▶ What is expected: No images are to be carried over; print all other material exactly as it stands.

▶ Recorded data:
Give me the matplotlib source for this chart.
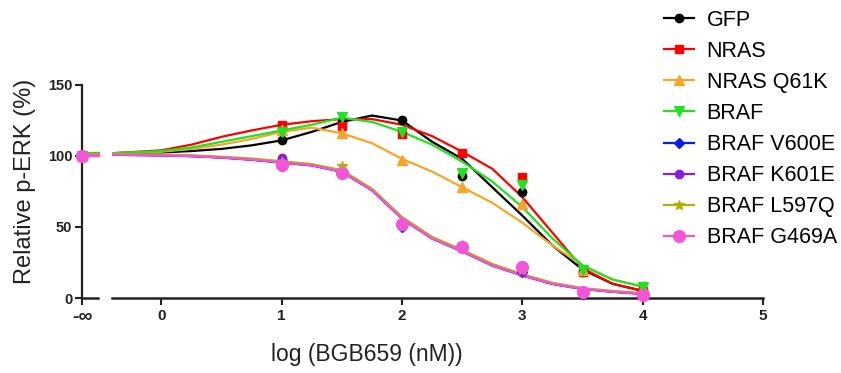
import numpy as np
import matplotlib
matplotlib.use("Agg")
import matplotlib.pyplot as plt
from matplotlib.lines import Line2D

plt.rcParams['font.family'] = ['Liberation Sans', 'DejaVu Sans']

# ---------------- data ----------------
series = ["GFP", "NRAS", "NRAS Q61K", "BRAF",
          "BRAF V600E", "BRAF K601E", "BRAF L597Q", "BRAF G469A"]
colores = ["#000000", "#FF0000", "#F7A52A", "#22E022",
           "#0A1EE6", "#8A1ED6", "#B4B000", "#F355D8"]
marcadores = ["o", "s", "^", "v", "D", "o", "*", "o"]
tam_marc = [6, 6, 6.5, 6.5, 5, 6, 7.5, 8.5]

# measured doses (log nM); -inf control plotted at its own tick
dosis = [1, 1.5, 2, 2.5, 3, 3.5, 4]
control = [100, 100, 100, 100, 100, 100, 100, 100]
puntos = [
    [111, 124, 125, 86, 75, 18, 5],     # GFP
    [122, 121, 115.5, 102, 85, 18, 5],  # NRAS
    [118, 116, 97, 78, 66, 20, 7],      # NRAS Q61K
    [117, 127.5, 117, 88, 79.5, 20, 8], # BRAF
    [97, 88, 50, 36, 18, 3, 2],         # BRAF V600E
    [98.5, 89, 51, 36, 18, 4, 2],       # BRAF K601E
    [96, 93, 52, 37, 20, 4, 2],         # BRAF L597Q
    [94, 88, 52, 36, 22, 4, 2],         # BRAF G469A
]

# fitted curves
curva_x = [-0.4, 0, 0.25, 0.5, 0.75, 1, 1.25, 1.5, 1.75, 2,
           2.25, 2.5, 2.75, 3, 3.25, 3.5, 3.75, 4]
curvas = [
    [102, 102.5, 103.5, 105, 107.5, 111, 117, 124, 128.5, 125,
     110, 98, 78, 58, 37, 20, 10, 5],
    [102, 104, 108, 113.5, 118, 122, 124.5, 126, 126, 122,
     114, 103, 91, 71, 46, 21, 10, 5],
    [102, 103, 105, 108, 112, 117, 120, 116, 109, 98,
     89, 78, 67, 53, 37, 23, 13, 8],
    [102, 103.5, 106, 110, 114, 118, 122, 127, 124, 117,
     108, 96, 82, 64, 42, 23, 13, 8],
    [101, 100.5, 100, 99, 97.5, 95.5, 93.5, 89, 76, 56,
     42, 33, 23, 16, 10, 6.5, 4.5, 3],
    [100.8, 100.3, 99.8, 98.8, 97.3, 95.3, 93.3, 88.8, 75.8, 55.8,
     41.8, 32.8, 22.8, 15.8, 9.8, 6.3, 4.3, 2.8],
    [101.5, 101, 100.5, 99.5, 98.2, 96.3, 94.3, 90, 77, 57,
     43, 34, 24, 16.8, 10.7, 7, 5, 3.4],
    [101, 100.5, 100, 99, 97.5, 95.5, 93.5, 89, 76, 56,
     42, 33, 23, 16, 10, 6.5, 4.5, 3],
]

x_ticks = [0, 1, 2, 3, 4, 5]
y_ticks = [0, 50, 100, 150]

# ---------------- figure ----------------
fig = plt.figure(figsize=(8.41, 3.73), dpi=100)
ax = fig.add_axes([82 / 841, 1 - 298 / 373, 681 / 841, 213 / 373])

X_INF = -0.66
ax.set_xlim(X_INF, 5.0)
ax.set_ylim(0, 150)

for i in range(len(series)):
    ax.plot(curva_x, curvas[i], color=colores[i], lw=1.6, zorder=3)
    # short piece of curve in the -inf segment
    ax.plot([-0.64, -0.53], [curvas[i][0], curvas[i][0]],
            color=colores[i], lw=2.2, zorder=3)
    ax.plot(dosis, puntos[i], ls="none", marker=marcadores[i],
            ms=tam_marc[i], color=colores[i], mec=colores[i],
            clip_on=False, zorder=4)
    ax.plot([X_INF], [control[i]], ls="none", marker=marcadores[i],
            ms=tam_marc[i], color=colores[i], clip_on=False, zorder=4)

# axes styling (broken x axis, GraphPad style)
for s in ["top", "right", "bottom"]:
    ax.spines[s].set_visible(False)
ax.spines["left"].set_linewidth(1.6)
ax.spines["left"].set_color("#222222")
ax.plot([X_INF, -0.53], [0, 0], color="#222222", lw=1.8, clip_on=False, zorder=2)
ax.plot([-0.41, 5.0], [0, 0], color="#222222", lw=1.8, clip_on=False, zorder=2)

ax.set_xticks([X_INF] + x_ticks)
ax.set_xticklabels(["-\u221e"] + [str(t) for t in x_ticks])
ax.set_yticks(y_ticks)
ax.tick_params(axis="both", direction="out", length=5, width=1.5,
               colors="#222222")
ax.tick_params(axis="x", labelsize=11, pad=3)
ax.tick_params(axis="y", labelsize=10.5, pad=2)
for lbl in ax.get_xticklabels() + ax.get_yticklabels():
    lbl.set_fontweight("bold")
ax.get_xticklabels()[0].set_fontsize(14)

fig.text(25 / 841, 1 - 181 / 373, "Relative p-ERK (%)", rotation=90,
         ha="center", va="center", fontsize=17, color="#222222")
fig.text(367 / 841, 1 - 354 / 373, "log (BGB659 (nM))",
         ha="center", va="center", fontsize=16.5, color="#222222")

handles = [Line2D([], [], color=colores[i], marker=marcadores[i],
                  ms=tam_marc[i], lw=1.6) for i in range(len(series))]
fig.legend(handles, series, loc="upper left",
           bbox_to_anchor=(655 / 841, 1 - 1 / 373), frameon=False,
           fontsize=15.5, handlelength=1.4, handletextpad=0.6,
           labelspacing=0.47, borderaxespad=0)

fig.savefig("out.png", dpi=100)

▶ Exercise response:
Give me the matplotlib source for this chart.
import numpy as np
import matplotlib
matplotlib.use("Agg")
import matplotlib.pyplot as plt
from matplotlib.lines import Line2D

plt.rcParams['font.family'] = ['Liberation Sans', 'DejaVu Sans']

# ---------------- data ----------------
series = ["GFP", "NRAS", "NRAS Q61K", "BRAF",
          "BRAF V600E", "BRAF K601E", "BRAF L597Q", "BRAF G469A"]
colores = ["#000000", "#FF0000", "#F7A52A", "#22E022",
           "#0A1EE6", "#8A1ED6", "#B4B000", "#F355D8"]
marcadores = ["o", "s", "^", "v", "D", "o", "*", "o"]
tam_marc = [6, 6, 6.5, 6.5, 5, 6, 7.5, 8.5]

# measured doses (log nM); -inf control plotted at its own tick
dosis = [1, 1.5, 2, 2.5, 3, 3.5, 4]
control = [100, 100, 100, 100, 100, 100, 100, 100]
puntos = [
    [111, 124, 125, 86, 75, 18, 5],     # GFP
    [122, 121, 115.5, 102, 85, 18, 5],  # NRAS
    [118, 116, 97, 78, 66, 20, 7],      # NRAS Q61K
    [117, 127.5, 117, 88, 79.5, 20, 8], # BRAF
    [97, 88, 50, 36, 18, 3, 2],         # BRAF V600E
    [98.5, 89, 51, 36, 18, 4, 2],       # BRAF K601E
    [96, 93, 52, 37, 20, 4, 2],         # BRAF L597Q
    [94, 88, 52, 36, 22, 4, 2],         # BRAF G469A
]

# fitted curves
curva_x = [-0.4, 0, 0.25, 0.5, 0.75, 1, 1.25, 1.5, 1.75, 2,
           2.25, 2.5, 2.75, 3, 3.25, 3.5, 3.75, 4]
curvas = [
    [102, 102.5, 103.5, 105, 107.5, 111, 117, 124, 128.5, 125,
     110, 98, 78, 58, 37, 20, 10, 5],
    [102, 104, 108, 113.5, 118, 122, 124.5, 126, 126, 122,
     114, 103, 91, 71, 46, 21, 10, 5],
    [102, 103, 105, 108, 112, 117, 120, 116, 109, 98,
     89, 78, 67, 53, 37, 23, 13, 8],
    [102, 103.5, 106, 110, 114, 118, 122, 127, 124, 117,
     108, 96, 82, 64, 42, 23, 13, 8],
    [101, 100.5, 100, 99, 97.5, 95.5, 93.5, 89, 76, 56,
     42, 33, 23, 16, 10, 6.5, 4.5, 3],
    [100.8, 100.3, 99.8, 98.8, 97.3, 95.3, 93.3, 88.8, 75.8, 55.8,
     41.8, 32.8, 22.8, 15.8, 9.8, 6.3, 4.3, 2.8],
    [101.5, 101, 100.5, 99.5, 98.2, 96.3, 94.3, 90, 77, 57,
     43, 34, 24, 16.8, 10.7, 7, 5, 3.4],
    [101, 100.5, 100, 99, 97.5, 95.5, 93.5, 89, 76, 56,
     42, 33, 23, 16, 10, 6.5, 4.5, 3],
]

x_ticks = [0, 1, 2, 3, 4, 5]
y_ticks = [0, 50, 100, 150]

# ---------------- figure ----------------
fig = plt.figure(figsize=(8.41, 3.73), dpi=100)
ax = fig.add_axes([82 / 841, 1 - 298 / 373, 681 / 841, 213 / 373])

X_INF = -0.66
ax.set_xlim(X_INF, 5.0)
ax.set_ylim(0, 150)

for i in range(len(series)):
    ax.plot(curva_x, curvas[i], color=colores[i], lw=1.6, zorder=3)
    # short piece of curve in the -inf segment
    ax.plot([-0.64, -0.53], [curvas[i][0], curvas[i][0]],
            color=colores[i], lw=2.2, zorder=3)
    ax.plot(dosis, puntos[i], ls="none", marker=marcadores[i],
            ms=tam_marc[i], color=colores[i], mec=colores[i],
            clip_on=False, zorder=4)
    ax.plot([X_INF], [control[i]], ls="none", marker=marcadores[i],
            ms=tam_marc[i], color=colores[i], clip_on=False, zorder=4)

# axes styling (broken x axis, GraphPad style)
for s in ["top", "right", "bottom"]:
    ax.spines[s].set_visible(False)
ax.spines["left"].set_linewidth(1.6)
ax.spines["left"].set_color("#222222")
ax.plot([X_INF, -0.53], [0, 0], color="#222222", lw=1.8, clip_on=False, zorder=2)
ax.plot([-0.41, 5.0], [0, 0], color="#222222", lw=1.8, clip_on=False, zorder=2)

ax.set_xticks([X_INF] + x_ticks)
ax.set_xticklabels(["-\u221e"] + [str(t) for t in x_ticks])
ax.set_yticks(y_ticks)
ax.tick_params(axis="both", direction="out", length=5, width=1.5,
               colors="#222222")
ax.tick_params(axis="x", labelsize=11, pad=3)
ax.tick_params(axis="y", labelsize=10.5, pad=2)
for lbl in ax.get_xticklabels() + ax.get_yticklabels():
    lbl.set_fontweight("bold")
ax.get_xticklabels()[0].set_fontsize(14)

fig.text(25 / 841, 1 - 181 / 373, "Relative p-ERK (%)", rotation=90,
         ha="center", va="center", fontsize=17, color="#222222")
fig.text(367 / 841, 1 - 354 / 373, "log (BGB659 (nM))",
         ha="center", va="center", fontsize=16.5, color="#222222")

handles = [Line2D([], [], color=colores[i], marker=marcadores[i],
                  ms=tam_marc[i], lw=1.6) for i in range(len(series))]
fig.legend(handles, series, loc="upper left",
           bbox_to_anchor=(655 / 841, 1 - 1 / 373), frameon=False,
           fontsize=15.5, handlelength=1.4, handletextpad=0.6,
           labelspacing=0.47, borderaxespad=0)

fig.savefig("out.png", dpi=100)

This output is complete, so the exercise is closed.